A plant research center such as PSB can play a significant role in assisting countries in the Global South in mitigating climate change and developing sustainable agriculture through several strategies, such as:

  • Sharing Knowledge and Technology Transfer:
    • Collaborate in research and development projects focusing on climate-smart agriculture, sharing insights into crop varieties that are more tolerant to extreme weather conditions.
    • Offer technology transfer for advanced agricultural practices, including precision farming and efficient water use systems.
  • Capacity Building:
    • Conduct training programs for researchers, farmers, and agricultural technicians from the Global South in sustainable farming techniques, plant breeding, and other modern agricultural practices.
    • Facilitate the exchange of scientists and researchers to foster a rich exchange of knowledge and skills.
  • Developing Climate-Resilient Crops:
    • Engage in genetic research to develop and disseminate seeds of crops that are resistant to pests, diseases, and extreme climate conditions like drought, flooding, and salinity.
  • Promoting Agrobiodiversity:
    • Work on conserving genetic diversity in crops, providing a wide gene pool for breeding programs aimed at sustainability.
    • Encourage and assist in the creation of seed banks in the Global South to preserve indigenous crop varieties.
  • Open Access Resources:
    • Provide open access to research outputs, databases, and tools developed by the research center, enabling low-cost access to cutting-edge information and technology.

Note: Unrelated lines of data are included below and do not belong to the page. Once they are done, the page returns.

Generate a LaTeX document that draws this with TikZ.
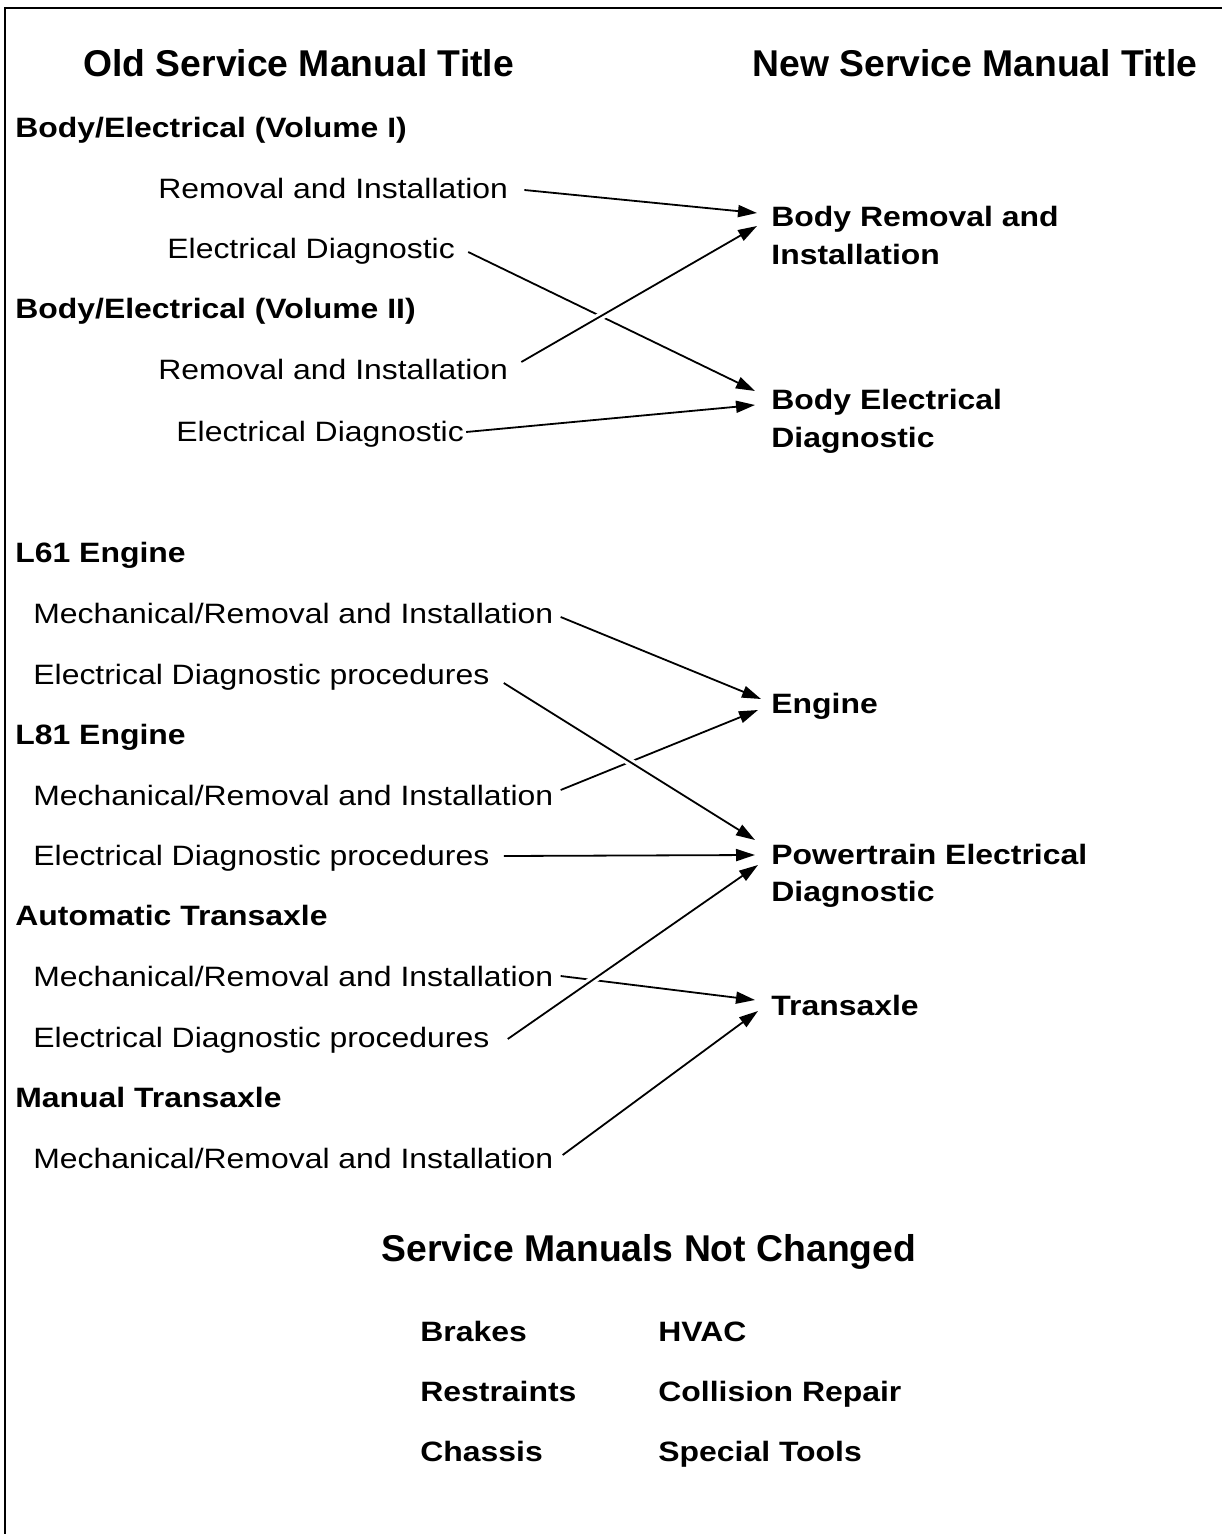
\documentclass[tikz,border=0pt]{standalone}
\usepackage{fontspec}
\setmainfont{Liberation Sans}
\newfontfamily\widefont{Liberation Sans}[FakeStretch=1.14]
\usetikzlibrary{arrows.meta}

\begin{document}
\begin{tikzpicture}
	[x=0.5pt,y=-0.5pt,every node/.style={inner sep=0pt,anchor=base west},
	title/.style={font=\fontsize{18.65}{22}\selectfont\bfseries},
	head/.style={font=\widefont\fontsize{14}{17}\selectfont\bfseries},
	item/.style={font=\widefont\fontsize{14}{17}\selectfont},
	arr/.style={-{Triangle[length=9.5pt,width=6pt]},line width=0.9pt},
	over/.style={preaction={draw=white,line width=4pt}}]
	\useasboundingbox (0,0) rectangle (1222,1534);
	\draw[line width=1.2pt] (5,1534) -- (5,8) -- (1222,8);

	\node[title] (old) at (83,77) {Old Service Manual Title};
	\node[title] (new) at (752,77) {New Service Manual Title};

	\node[head] (bev1) at (15,138) {Body/Electrical (Volume I)};
	\node[item] (ri1) at (158,199) {Removal and Installation};
	\node[item] (ed1) at (167,259) {Electrical Diagnostic};
	\node[head] (bev2) at (15,319) {Body/Electrical (Volume II)};
	\node[item] (ri2) at (158,380) {Removal and Installation};
	\node[item] (ed2) at (176,441) {Electrical Diagnostic};
	\node[head] (l61) at (15,562) {L61 Engine};
	\node[item] (mi1) at (33,623) {Mechanical/Removal and Installation};
	\node[item] (ep1) at (33,684) {Electrical Diagnostic procedures};
	\node[head] (l81) at (15,744) {L81 Engine};
	\node[item] (mi2) at (33,805) {Mechanical/Removal and Installation};
	\node[item] (ep2) at (33,865) {Electrical Diagnostic procedures};
	\node[head] (atx) at (15,925) {Automatic Transaxle};
	\node[item] (mi3) at (33,986) {Mechanical/Removal and Installation};
	\node[item] (ep3) at (33,1047) {Electrical Diagnostic procedures};
	\node[head] (mtx) at (15,1107) {Manual Transaxle};
	\node[item] (mi4) at (33,1168) {Mechanical/Removal and Installation};

	\node[head] (bri) at (771,227) {Body Removal and};
	\node[head] (bri2) at (771,265) {Installation};
	\node[head] (bed) at (771,409) {Body Electrical};
	\node[head] (bed2) at (771,447) {Diagnostic};
	\node[head] (eng) at (771,713) {Engine};
	\node[head] (ped) at (771,864) {Powertrain Electrical};
	\node[head] (ped2) at (771,901) {Diagnostic};
	\node[head] (trx) at (771,1015) {Transaxle};

	\node[title] (nc) at (381,1261) {Service Manuals Not Changed};
	\node[head] (brk) at (420,1341) {Brakes};
	\node[head] (hvac) at (658,1341) {HVAC};
	\node[head] (rst) at (420,1401) {Restraints};
	\node[head] (col) at (658,1401) {Collision Repair};
	\node[head] (chs) at (420,1461) {Chassis};
	\node[head] (spt) at (658,1461) {Special Tools};

	\draw[arr] ([shift={(13,-7)}]ed1.base east) -- ([shift={(-16,-18)}]bed.base west);
	\draw[arr] ([shift={(7,-15)}]mi2.base east) -- ([shift={(-13,-3)}]eng.base west);
	\draw[arr] ([shift={(7,-10)}]mi3.base east) -- ([shift={(-16,-15)}]trx.base west);
	\draw[arr,over] ([shift={(13,-18)}]ri2.base east) -- ([shift={(-14,-1)}]bri.base west);
	\draw[arr,over] ([shift={(14,-1)}]ep1.base east) -- ([shift={(-16,-24)}]ped.base west);
	\draw[arr,over] ([shift={(18,-8)}]ep3.base east) -- ([shift={(-13,1)}]ped.base west);
	\draw[arr] ([shift={(16,-9)}]ri1.base east) -- ([shift={(-14,-14)}]bri.base west);
	\draw[arr] ([shift={(2,-9)}]ed2.base east) -- ([shift={(-16,-4)}]bed.base west);
	\draw[arr] ([shift={(7,-6)}]mi1.base east) -- ([shift={(-10,-14)}]eng.base west);
	\draw[arr] ([shift={(14,-9)}]ep2.base east) -- ([shift={(-16,-9)}]ped.base west);
	\draw[arr] ([shift={(9,-13)}]mi4.base east) -- ([shift={(-13,-4)}]trx.base west);
\end{tikzpicture}
\end{document}
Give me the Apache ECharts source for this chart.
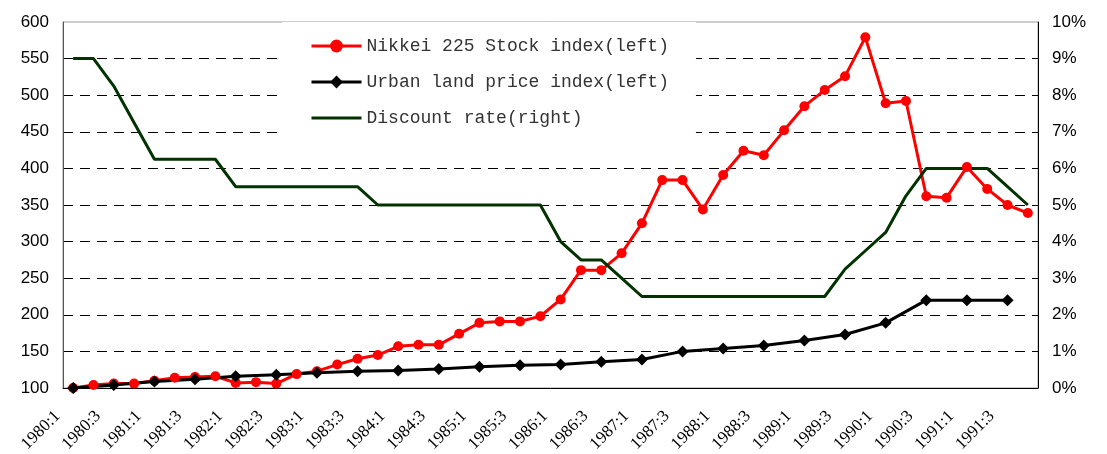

PSB is increasingly involved in initiatives that facilitate the above-mentioned strategies. Most importantly, PSB is collaborating with IPBO, the UGent - VIB International Plant Biotechnology Outreach (VIB-IPBO), which was established in 2000 as a partnership of the VIB and Ghent University (UGent). VIB-IPBO's Vision is to contribute to the participatory engagement of agricultural economies and local actors in the least developed communities to new sustainable agricultural systems, to enable a healthy planet with a sound social, cultural, economic and environmental development.’ IPBO’s objective is to contribute to overthrowing some of the main barriers identified in transferring agro-biotechnological innovations and knowledge to promote food and nutrition security among women and men smallholder farmers in the least developed economies. The main objective of VIB-IPBO is to promote scientific advances in agriculture by enhancing researchers' and technical experts' capacity by fostering scientific collaboration between African and Belgian organizations and developing enabling policies for technology exchange. 

PSB is also a steering committee member of the African Orphan Crops Consortium (AOCC). The AOCC aims to, besides training African breeders with the newest technologies such as CRISPR-CAS, sequence the genomes of more than 100 African neglected or under-utilized crops, as well as to re-sequence hundred lines for each species. This way, the AOCC tries to help the national agriculture research systems to develop locally available crops and to supply nutritious and high yielding varieties by transferring the genomics technologies to breeding schemes. Malnutrition, hunger, and stunting, particularly for children, are a big challenge in Africa. This can be addressed, at least to some extent, by adequately supplementing diets of children and women with nutritious fruits, vegetables, and nuts, which can be produced and consumed locally. Also crops resilient to drought and diseases are targeted for study, to fight climate change and global warming in Africa.

Yves Van de Peer also has a part-time position at the university of Pretoria (UP), where he collaborates with plant biologists and evolutionary biologists studying the Cape Flora, one of the most diverse biomes in the world, and on local, endemic plants. A research program is also set up to study drought-adaptation in plants in the Namib desert.